The biggest financial albatross around Gateway’s neck is its retail store chain. The stores, which were just revamped to better sell CE products, are a financial drain on the company, Waitt admitted, but they also generate a higher margin than the company’s direct-sales operation.

‘As we work through the integration we will look closely at the retail operation. We want to get our costs down,’ Waitt said, adding that it was too early to say whether closing any stores would be necessary.

Gateway also plans to use eMachines’ existing retail distribution model to sell Gateway’s growing line of CE products outside of the company’s traditional direct-sales operation and the Gateway Stores. The potential for channel conflict between the Gateway Stores and other retailers was not lost on Waitt and Inouye. Inouye, a former Best Buy executive, said he has not approached any retailer about selling Gateway-branded CE products so he could not say at this time if retailers would be receptive of the line.

Waitt believes that by carefully presenting each brand in each of Gateway’s channels, most conflict can be avoided.

‘Retailers who are practical will see the benefits of an established brand like Gateway,’ Inouye added.

In the PC segment the two company’s operations will remain separate, with Gateway computers selling through its retail stores and direct sales operation and eMachines through retailers like Best Buy, Circuit City and CompUSA. The new company will ship about 4 million PCs per year, the executives said.

There is no plan to sell eMachines’ products through Gateway’s stores or direct, Waitt said, but this could change going forward.

Waitt said the PC lines are complimentary. Gateway’s most profitable segment is selling higher-end desktops and notebooks, while eMachines excels in the sub-$800 arena.

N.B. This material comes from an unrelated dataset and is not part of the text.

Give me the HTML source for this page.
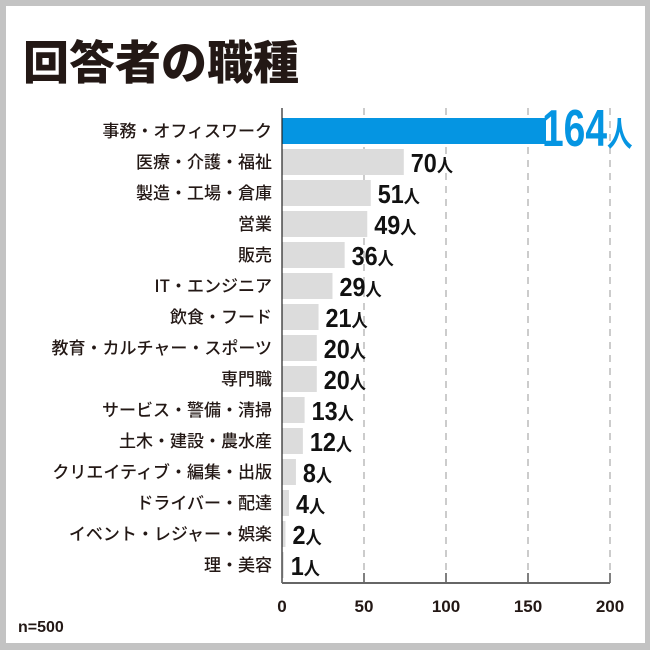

The deal will also relaunch Gateway into the international market. Last year eMachines entered the Japanese and United Kingdom, markets abandoned by Gateway two years ago.

News of the deal came on the heels of Gateway’s fourth-quarter earnings release, which saw revenue fall and net loss widen.

Revenue in the fourth quarter dropped 17 percent, to $875.1 million, from $1.1 billion in the year-ago period. The company’s net loss widened to $111.3 million, from a $69.2 million loss the previous year. The current quarterly loss included restructuring charges of $41 million and a tax provision of $24 million.

Last year, Gateway decided to counter declining PC revenue and continuing negative quarters with the introduction of a line of CE products. These include flat-panel televisions, digital cameras, handheld computers and other products that link to PCs. Following this change, the company reported a 39 percent fourth quarter rise in non-PC consumer electronics revenue, to $268 million.

CE revenue, alone, rose to $102 million in the fourth quarter, ended Dec. 31, up 169 percent year-on-year and 60 percent sequentially. CE revenue as a percent of total revenue climbed to 12 percent, an increase of 4 percent year-over-year and 7 percent sequentially.

Disappointing Gateway holiday sales in the fourth quarter, in part, were due to shortages of such CE products as 42-inch and 50-inch plasma TVs, and also reduced supplies of its Media Center PCs, said the company.